Short problem: Retype each line of the material exactly, please, skipping any picture in it.

Collected material:
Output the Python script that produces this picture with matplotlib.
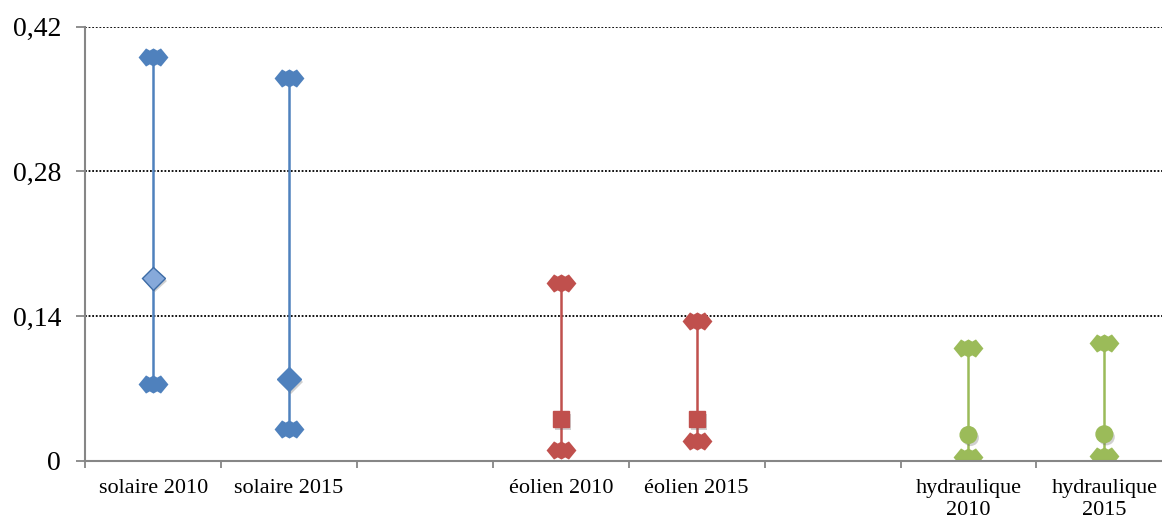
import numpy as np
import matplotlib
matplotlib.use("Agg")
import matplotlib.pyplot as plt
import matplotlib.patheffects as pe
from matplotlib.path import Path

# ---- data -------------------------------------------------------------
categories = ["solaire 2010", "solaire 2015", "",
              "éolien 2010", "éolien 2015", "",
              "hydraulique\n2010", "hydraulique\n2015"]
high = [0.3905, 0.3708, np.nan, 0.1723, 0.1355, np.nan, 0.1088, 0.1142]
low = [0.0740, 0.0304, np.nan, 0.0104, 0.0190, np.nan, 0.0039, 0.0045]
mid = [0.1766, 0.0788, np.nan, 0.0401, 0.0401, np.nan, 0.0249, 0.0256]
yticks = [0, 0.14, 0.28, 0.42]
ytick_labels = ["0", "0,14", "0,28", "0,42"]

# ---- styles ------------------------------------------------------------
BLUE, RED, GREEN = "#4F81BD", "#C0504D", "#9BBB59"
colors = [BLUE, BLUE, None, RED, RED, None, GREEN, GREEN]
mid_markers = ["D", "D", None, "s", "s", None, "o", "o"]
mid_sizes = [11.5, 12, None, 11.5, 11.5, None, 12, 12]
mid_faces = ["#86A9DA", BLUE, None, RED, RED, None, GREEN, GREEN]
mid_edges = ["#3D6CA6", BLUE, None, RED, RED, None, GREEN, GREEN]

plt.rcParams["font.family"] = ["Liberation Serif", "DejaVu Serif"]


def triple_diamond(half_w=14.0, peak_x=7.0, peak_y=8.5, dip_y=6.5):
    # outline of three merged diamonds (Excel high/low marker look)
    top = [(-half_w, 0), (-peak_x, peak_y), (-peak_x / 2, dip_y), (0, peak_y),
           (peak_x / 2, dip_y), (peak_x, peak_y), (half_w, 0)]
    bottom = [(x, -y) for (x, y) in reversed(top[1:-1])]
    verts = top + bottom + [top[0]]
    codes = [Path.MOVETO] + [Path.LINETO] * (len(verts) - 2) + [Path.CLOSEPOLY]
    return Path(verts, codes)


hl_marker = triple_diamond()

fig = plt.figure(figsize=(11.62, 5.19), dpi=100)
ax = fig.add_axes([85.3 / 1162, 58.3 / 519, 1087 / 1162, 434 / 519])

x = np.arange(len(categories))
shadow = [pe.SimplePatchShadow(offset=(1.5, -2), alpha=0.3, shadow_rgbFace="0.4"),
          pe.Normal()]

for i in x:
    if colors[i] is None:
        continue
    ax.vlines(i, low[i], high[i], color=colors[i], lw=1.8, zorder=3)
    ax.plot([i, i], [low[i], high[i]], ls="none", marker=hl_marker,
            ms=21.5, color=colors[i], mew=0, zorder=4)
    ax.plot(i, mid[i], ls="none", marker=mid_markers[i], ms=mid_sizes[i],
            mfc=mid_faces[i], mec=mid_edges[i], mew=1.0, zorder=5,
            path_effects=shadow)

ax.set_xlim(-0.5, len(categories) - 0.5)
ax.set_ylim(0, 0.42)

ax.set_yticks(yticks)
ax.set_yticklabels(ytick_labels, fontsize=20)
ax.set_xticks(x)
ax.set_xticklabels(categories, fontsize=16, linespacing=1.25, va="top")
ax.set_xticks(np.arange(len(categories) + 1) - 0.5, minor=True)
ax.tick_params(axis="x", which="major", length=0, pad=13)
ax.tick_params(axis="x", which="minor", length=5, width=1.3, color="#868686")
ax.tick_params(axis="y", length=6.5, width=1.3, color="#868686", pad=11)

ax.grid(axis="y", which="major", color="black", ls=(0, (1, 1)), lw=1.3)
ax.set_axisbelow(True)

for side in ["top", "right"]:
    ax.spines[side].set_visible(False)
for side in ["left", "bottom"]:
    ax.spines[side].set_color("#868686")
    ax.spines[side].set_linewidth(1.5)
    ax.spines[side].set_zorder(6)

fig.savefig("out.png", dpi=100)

Result of this exercise:
Output the Python script that produces this picture with matplotlib.
import numpy as np
import matplotlib
matplotlib.use("Agg")
import matplotlib.pyplot as plt
import matplotlib.patheffects as pe
from matplotlib.path import Path

# ---- data -------------------------------------------------------------
categories = ["solaire 2010", "solaire 2015", "",
              "éolien 2010", "éolien 2015", "",
              "hydraulique\n2010", "hydraulique\n2015"]
high = [0.3905, 0.3708, np.nan, 0.1723, 0.1355, np.nan, 0.1088, 0.1142]
low = [0.0740, 0.0304, np.nan, 0.0104, 0.0190, np.nan, 0.0039, 0.0045]
mid = [0.1766, 0.0788, np.nan, 0.0401, 0.0401, np.nan, 0.0249, 0.0256]
yticks = [0, 0.14, 0.28, 0.42]
ytick_labels = ["0", "0,14", "0,28", "0,42"]

# ---- styles ------------------------------------------------------------
BLUE, RED, GREEN = "#4F81BD", "#C0504D", "#9BBB59"
colors = [BLUE, BLUE, None, RED, RED, None, GREEN, GREEN]
mid_markers = ["D", "D", None, "s", "s", None, "o", "o"]
mid_sizes = [11.5, 12, None, 11.5, 11.5, None, 12, 12]
mid_faces = ["#86A9DA", BLUE, None, RED, RED, None, GREEN, GREEN]
mid_edges = ["#3D6CA6", BLUE, None, RED, RED, None, GREEN, GREEN]

plt.rcParams["font.family"] = ["Liberation Serif", "DejaVu Serif"]


def triple_diamond(half_w=14.0, peak_x=7.0, peak_y=8.5, dip_y=6.5):
    # outline of three merged diamonds (Excel high/low marker look)
    top = [(-half_w, 0), (-peak_x, peak_y), (-peak_x / 2, dip_y), (0, peak_y),
           (peak_x / 2, dip_y), (peak_x, peak_y), (half_w, 0)]
    bottom = [(x, -y) for (x, y) in reversed(top[1:-1])]
    verts = top + bottom + [top[0]]
    codes = [Path.MOVETO] + [Path.LINETO] * (len(verts) - 2) + [Path.CLOSEPOLY]
    return Path(verts, codes)


hl_marker = triple_diamond()

fig = plt.figure(figsize=(11.62, 5.19), dpi=100)
ax = fig.add_axes([85.3 / 1162, 58.3 / 519, 1087 / 1162, 434 / 519])

x = np.arange(len(categories))
shadow = [pe.SimplePatchShadow(offset=(1.5, -2), alpha=0.3, shadow_rgbFace="0.4"),
          pe.Normal()]

for i in x:
    if colors[i] is None:
        continue
    ax.vlines(i, low[i], high[i], color=colors[i], lw=1.8, zorder=3)
    ax.plot([i, i], [low[i], high[i]], ls="none", marker=hl_marker,
            ms=21.5, color=colors[i], mew=0, zorder=4)
    ax.plot(i, mid[i], ls="none", marker=mid_markers[i], ms=mid_sizes[i],
            mfc=mid_faces[i], mec=mid_edges[i], mew=1.0, zorder=5,
            path_effects=shadow)

ax.set_xlim(-0.5, len(categories) - 0.5)
ax.set_ylim(0, 0.42)

ax.set_yticks(yticks)
ax.set_yticklabels(ytick_labels, fontsize=20)
ax.set_xticks(x)
ax.set_xticklabels(categories, fontsize=16, linespacing=1.25, va="top")
ax.set_xticks(np.arange(len(categories) + 1) - 0.5, minor=True)
ax.tick_params(axis="x", which="major", length=0, pad=13)
ax.tick_params(axis="x", which="minor", length=5, width=1.3, color="#868686")
ax.tick_params(axis="y", length=6.5, width=1.3, color="#868686", pad=11)

ax.grid(axis="y", which="major", color="black", ls=(0, (1, 1)), lw=1.3)
ax.set_axisbelow(True)

for side in ["top", "right"]:
    ax.spines[side].set_visible(False)
for side in ["left", "bottom"]:
    ax.spines[side].set_color("#868686")
    ax.spines[side].set_linewidth(1.5)
    ax.spines[side].set_zorder(6)

fig.savefig("out.png", dpi=100)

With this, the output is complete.